Report all lines holding "this".

*** GIVEN DATA

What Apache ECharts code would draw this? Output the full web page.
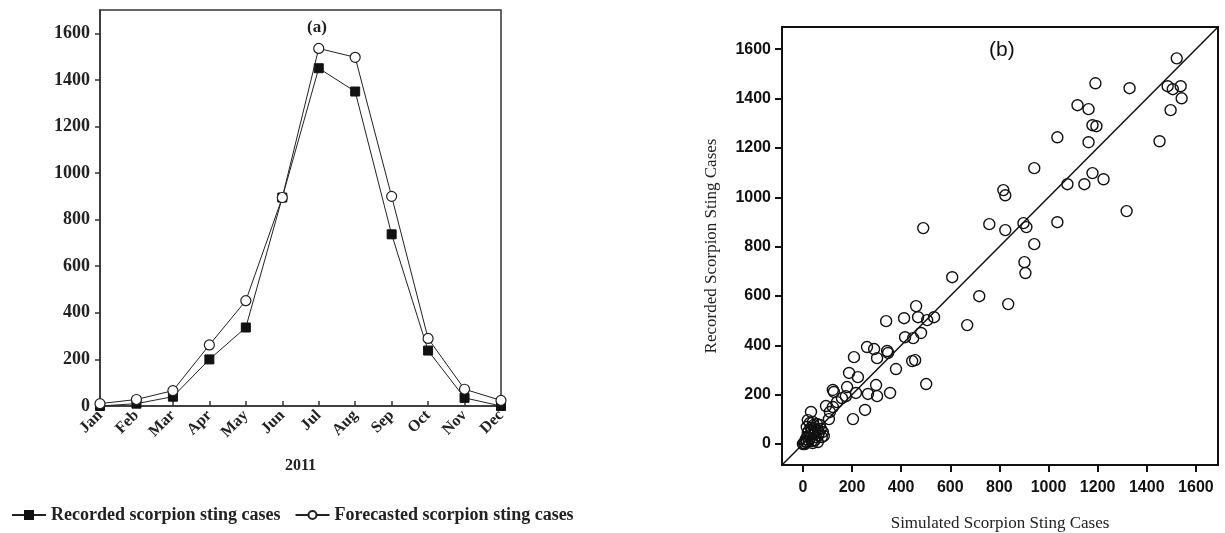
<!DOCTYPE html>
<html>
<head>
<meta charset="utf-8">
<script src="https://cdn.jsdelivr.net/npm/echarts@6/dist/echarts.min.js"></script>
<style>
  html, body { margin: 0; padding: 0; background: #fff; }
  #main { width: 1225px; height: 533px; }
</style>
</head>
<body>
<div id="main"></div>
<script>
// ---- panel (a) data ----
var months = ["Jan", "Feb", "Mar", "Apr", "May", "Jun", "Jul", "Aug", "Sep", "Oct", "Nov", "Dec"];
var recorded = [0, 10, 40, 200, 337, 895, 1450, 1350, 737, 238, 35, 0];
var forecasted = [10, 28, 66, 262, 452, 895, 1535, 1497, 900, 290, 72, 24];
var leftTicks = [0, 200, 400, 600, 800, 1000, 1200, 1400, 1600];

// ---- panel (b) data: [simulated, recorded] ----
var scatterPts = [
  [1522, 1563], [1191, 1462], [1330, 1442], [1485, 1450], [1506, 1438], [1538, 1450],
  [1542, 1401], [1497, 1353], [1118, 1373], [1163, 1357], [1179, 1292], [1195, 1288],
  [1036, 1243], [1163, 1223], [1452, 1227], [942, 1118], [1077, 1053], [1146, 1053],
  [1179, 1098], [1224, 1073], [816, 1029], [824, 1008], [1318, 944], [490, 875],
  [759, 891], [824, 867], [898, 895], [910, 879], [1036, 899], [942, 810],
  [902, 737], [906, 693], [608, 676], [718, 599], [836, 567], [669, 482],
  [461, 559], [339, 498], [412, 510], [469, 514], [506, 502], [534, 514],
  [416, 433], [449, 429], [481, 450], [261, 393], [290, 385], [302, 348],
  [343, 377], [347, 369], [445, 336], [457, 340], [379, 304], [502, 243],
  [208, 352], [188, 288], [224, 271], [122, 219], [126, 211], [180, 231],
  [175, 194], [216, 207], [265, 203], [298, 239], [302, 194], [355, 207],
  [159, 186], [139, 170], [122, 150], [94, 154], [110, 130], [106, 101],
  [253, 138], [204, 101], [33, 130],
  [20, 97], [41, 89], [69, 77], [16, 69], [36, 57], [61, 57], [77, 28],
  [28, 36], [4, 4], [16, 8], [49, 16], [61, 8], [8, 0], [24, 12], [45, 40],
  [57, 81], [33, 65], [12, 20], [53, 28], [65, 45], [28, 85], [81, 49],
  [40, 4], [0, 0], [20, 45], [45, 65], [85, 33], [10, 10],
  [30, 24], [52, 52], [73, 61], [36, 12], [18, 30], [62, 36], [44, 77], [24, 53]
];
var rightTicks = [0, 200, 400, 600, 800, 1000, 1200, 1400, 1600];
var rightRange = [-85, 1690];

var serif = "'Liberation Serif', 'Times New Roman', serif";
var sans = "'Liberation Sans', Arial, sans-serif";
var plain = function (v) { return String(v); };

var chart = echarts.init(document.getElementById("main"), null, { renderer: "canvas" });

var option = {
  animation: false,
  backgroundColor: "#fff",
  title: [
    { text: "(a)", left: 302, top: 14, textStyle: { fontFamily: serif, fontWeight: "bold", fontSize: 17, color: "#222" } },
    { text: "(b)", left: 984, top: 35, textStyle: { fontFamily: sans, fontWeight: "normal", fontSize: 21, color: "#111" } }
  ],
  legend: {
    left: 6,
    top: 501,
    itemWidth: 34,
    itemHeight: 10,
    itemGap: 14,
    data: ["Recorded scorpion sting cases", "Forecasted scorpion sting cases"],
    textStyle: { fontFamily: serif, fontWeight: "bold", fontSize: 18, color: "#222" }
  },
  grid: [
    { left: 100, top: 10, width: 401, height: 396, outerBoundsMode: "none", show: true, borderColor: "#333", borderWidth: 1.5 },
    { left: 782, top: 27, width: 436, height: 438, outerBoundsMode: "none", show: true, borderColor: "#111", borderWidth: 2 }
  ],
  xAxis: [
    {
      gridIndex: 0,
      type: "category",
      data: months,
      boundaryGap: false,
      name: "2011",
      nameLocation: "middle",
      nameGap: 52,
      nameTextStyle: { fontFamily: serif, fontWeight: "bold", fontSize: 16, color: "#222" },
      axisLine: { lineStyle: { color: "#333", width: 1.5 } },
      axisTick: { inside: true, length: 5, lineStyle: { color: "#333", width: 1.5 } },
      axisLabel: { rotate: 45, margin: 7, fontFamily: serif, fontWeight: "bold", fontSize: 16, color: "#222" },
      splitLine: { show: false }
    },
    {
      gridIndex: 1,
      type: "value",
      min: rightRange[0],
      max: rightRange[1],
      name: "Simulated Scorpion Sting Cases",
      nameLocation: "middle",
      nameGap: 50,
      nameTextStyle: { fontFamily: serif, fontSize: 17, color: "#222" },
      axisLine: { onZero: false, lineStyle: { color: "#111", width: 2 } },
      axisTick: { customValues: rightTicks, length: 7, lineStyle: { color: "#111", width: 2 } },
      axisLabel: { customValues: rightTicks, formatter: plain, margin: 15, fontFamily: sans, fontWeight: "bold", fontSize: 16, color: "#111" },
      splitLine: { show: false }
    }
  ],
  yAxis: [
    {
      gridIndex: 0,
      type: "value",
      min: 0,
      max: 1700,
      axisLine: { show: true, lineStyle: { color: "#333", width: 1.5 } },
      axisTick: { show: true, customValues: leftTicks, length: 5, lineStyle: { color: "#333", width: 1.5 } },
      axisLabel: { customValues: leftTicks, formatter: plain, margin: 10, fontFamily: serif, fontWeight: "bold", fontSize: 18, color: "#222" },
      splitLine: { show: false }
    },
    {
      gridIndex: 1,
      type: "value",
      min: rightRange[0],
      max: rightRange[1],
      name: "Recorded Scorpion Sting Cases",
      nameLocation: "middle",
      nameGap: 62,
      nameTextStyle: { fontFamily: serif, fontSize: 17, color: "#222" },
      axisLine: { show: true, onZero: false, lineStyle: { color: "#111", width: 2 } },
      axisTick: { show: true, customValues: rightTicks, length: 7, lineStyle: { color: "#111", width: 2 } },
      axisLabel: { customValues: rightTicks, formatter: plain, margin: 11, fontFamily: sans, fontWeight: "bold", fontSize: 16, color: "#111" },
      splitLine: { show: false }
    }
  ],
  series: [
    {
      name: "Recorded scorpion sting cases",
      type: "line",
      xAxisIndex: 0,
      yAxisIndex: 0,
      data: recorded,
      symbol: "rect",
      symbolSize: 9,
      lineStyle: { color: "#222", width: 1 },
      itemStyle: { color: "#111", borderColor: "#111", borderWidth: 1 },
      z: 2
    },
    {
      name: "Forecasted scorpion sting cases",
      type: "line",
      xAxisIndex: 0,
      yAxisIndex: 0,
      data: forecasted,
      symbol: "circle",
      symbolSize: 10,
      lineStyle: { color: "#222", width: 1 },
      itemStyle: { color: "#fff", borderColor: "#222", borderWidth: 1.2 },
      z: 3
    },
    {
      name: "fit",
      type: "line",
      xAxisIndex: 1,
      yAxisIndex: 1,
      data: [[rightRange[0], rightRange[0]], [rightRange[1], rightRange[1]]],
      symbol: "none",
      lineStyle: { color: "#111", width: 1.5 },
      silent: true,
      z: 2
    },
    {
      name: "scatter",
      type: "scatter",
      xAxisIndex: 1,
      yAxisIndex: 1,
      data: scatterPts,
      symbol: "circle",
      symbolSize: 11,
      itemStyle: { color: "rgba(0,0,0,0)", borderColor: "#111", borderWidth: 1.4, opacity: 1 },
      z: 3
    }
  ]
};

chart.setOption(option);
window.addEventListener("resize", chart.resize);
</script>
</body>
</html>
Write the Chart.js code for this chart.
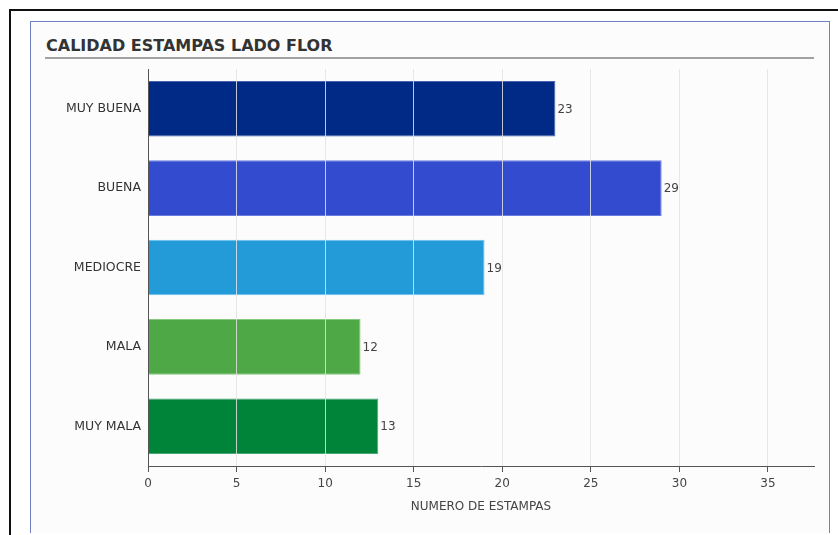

******

RESPONSE:
What Apache ECharts code would draw this? Output the full web page.
Write the Chart.js code for this chart.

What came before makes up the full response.